STATED TASK: Each line containing the word "matplotlib" needs to be copied.

** BEGIN INFORMATION SUPPLIED **

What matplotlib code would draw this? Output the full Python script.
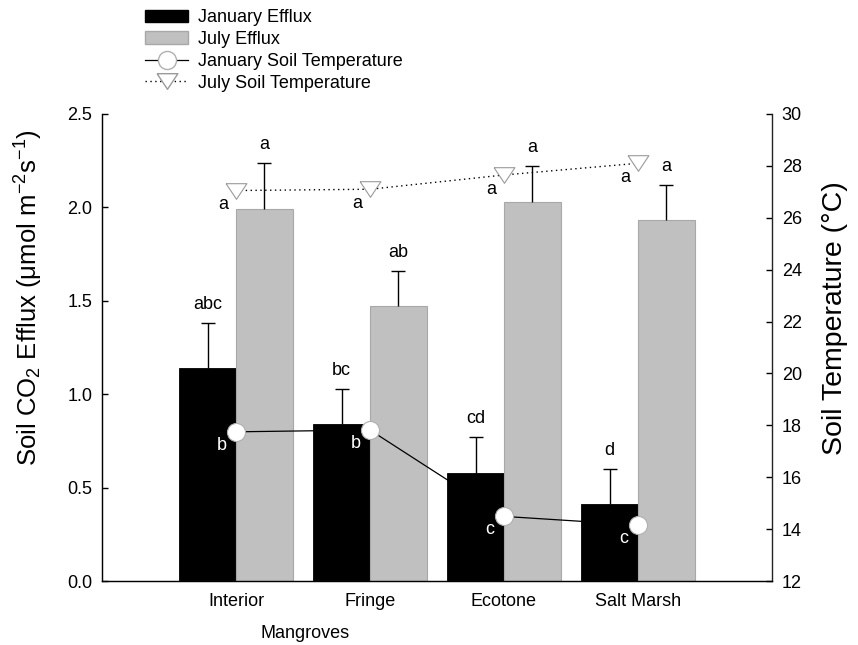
import numpy as np
import matplotlib
matplotlib.use('Agg')
import matplotlib.pyplot as plt
from matplotlib.patches import Patch
from matplotlib.lines import Line2D

plt.rcParams['font.family'] = ['Liberation Sans', 'DejaVu Sans']
plt.rcParams['mathtext.default'] = 'regular'
plt.rcParams['font.size'] = 13

sites = ['Interior', 'Fringe', 'Ecotone', 'Salt Marsh']
jan_efflux = [1.14, 0.84, 0.58, 0.41]
jan_err = [0.24, 0.19, 0.19, 0.19]
jul_efflux = [1.99, 1.47, 2.03, 1.93]
jul_err = [0.25, 0.19, 0.19, 0.19]
jan_temp = [17.75, 17.82, 14.49, 14.16]
jul_temp = [27.05, 27.1, 27.65, 28.1]
jan_letters = ['abc', 'bc', 'cd', 'd']
jul_letters = ['a', 'ab', 'a', 'a']
jan_temp_letters = ['b', 'b', 'c', 'c']
jul_temp_letters = ['a', 'a', 'a', 'a']

gray = '#c0c0c0'
x = np.arange(len(sites))
w = 0.425

fig = plt.figure(figsize=(8.58, 6.45), dpi=100)
ax = fig.add_axes([102/858, 64/645, 670/858, 467/645])

ax.bar(x - w/2, jan_efflux, w, color='black', edgecolor='black', linewidth=0.6, zorder=2)
ax.bar(x + w/2, jul_efflux, w, color=gray, edgecolor='#a8a8a8', linewidth=0.8, zorder=2)
for xs, vals, errs in [(x - w/2, jan_efflux, jan_err), (x + w/2, jul_efflux, jul_err)]:
    eb = ax.errorbar(xs, vals, yerr=[np.zeros(4), errs], fmt='none',
                     ecolor='black', elinewidth=1, capsize=5, capthick=1, zorder=3)
    eb[1][0].set_visible(False)  # no cap at bar top

for i in range(len(sites)):
    ax.annotate(jan_letters[i], (x[i] - w/2, jan_efflux[i] + jan_err[i]),
                xytext=(0, 10), textcoords='offset points', ha='center', va='baseline')
    ax.annotate(jul_letters[i], (x[i] + w/2, jul_efflux[i] + jul_err[i]),
                xytext=(0, 10), textcoords='offset points', ha='center', va='baseline')

ax.set_xlim(-1, 4)
ax.set_ylim(0, 2.5)
ax.set_yticks([0, 0.5, 1.0, 1.5, 2.0, 2.5])
ax.set_yticklabels(['0.0', '0.5', '1.0', '1.5', '2.0', '2.5'])
ax.set_xticks(x)
ax.set_xticklabels(sites)
ax.tick_params(axis='x', length=0, pad=9)
ax.tick_params(axis='y', direction='in', length=4.5, width=1, pad=7)
ax.spines['top'].set_visible(False)
ax.spines['right'].set_visible(False)
for s in ['left', 'bottom']:
    ax.spines[s].set_linewidth(1.0)
    ax.spines[s].set_color('#222222')

ax.set_ylabel('Soil CO$_2$ Efflux (μmol m$^{-2}$s$^{-1}$)', fontsize=18.5)
ax.yaxis.set_label_coords(-0.085, 0.606)
ax.set_xlabel('Mangroves')
ax.xaxis.set_label_coords(0.303, -0.094)

ax2 = ax.twinx()
tri = [(-1, 0.75), (1, 0.75), (0, -0.75), (-1, 0.75)]
ax2.plot(x, jan_temp, color='black', lw=0.9, marker='o', markersize=13,
         markerfacecolor='white', markeredgecolor='#b0b0b0', markeredgewidth=0.8, zorder=4)
ax2.plot(x, jul_temp, color='black', lw=1, linestyle=(0, (1, 2.5)), marker=tri, markersize=15,
         markerfacecolor='white', markeredgecolor='#9a9a9a', markeredgewidth=0.8, zorder=4)

for i in range(len(sites)):
    ax2.annotate(jan_temp_letters[i], (x[i], jan_temp[i]), xytext=(-10, -13),
                 textcoords='offset points', ha='center', va='baseline', color='white')
    ax2.annotate(jul_temp_letters[i], (x[i], jul_temp[i]), xytext=(-9.5, -13.5),
                 textcoords='offset points', ha='center', va='baseline', color='black')

ax2.set_ylim(12, 30)
ax2.set_yticks(np.arange(12, 31, 2))
ax2.tick_params(axis='y', direction='in', length=4.5, width=1, pad=7)
ax2.spines['top'].set_visible(False)
ax2.spines['right'].set_linewidth(1.0)
ax2.spines['right'].set_color('#222222')
ax2.set_ylabel('Soil Temperature (°C)', fontsize=20.5)
ax2.yaxis.set_label_coords(1.0746, 0.563)

handles = [
    Patch(facecolor='black', edgecolor='black'),
    Patch(facecolor=gray, edgecolor='#a8a8a8'),
    Line2D([], [], color='black', lw=0.9, marker='o', markersize=13,
           markerfacecolor='white', markeredgecolor='#b0b0b0'),
    Line2D([], [], color='black', lw=1, linestyle=(0, (1, 2.5)), marker=tri, markersize=15,
           markerfacecolor='white', markeredgecolor='#9a9a9a'),
]
labels = ['January Efflux', 'July Efflux', 'January Soil Temperature', 'July Soil Temperature']
fig.legend(handles, labels, loc='upper left', bbox_to_anchor=(145/858, 1 - 9/645),
           frameon=False, borderaxespad=0, borderpad=0, handlelength=2.4,
           handletextpad=0.55, labelspacing=0.27, handleheight=0.67)

fig.savefig('out.png', dpi=100)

** END INFORMATION SUPPLIED **

RESULT FOR THIS EXERCISE:
What matplotlib code would draw this? Output the full Python script.
import matplotlib
matplotlib.use('Agg')
import matplotlib.pyplot as plt
from matplotlib.patches import Patch
from matplotlib.lines import Line2D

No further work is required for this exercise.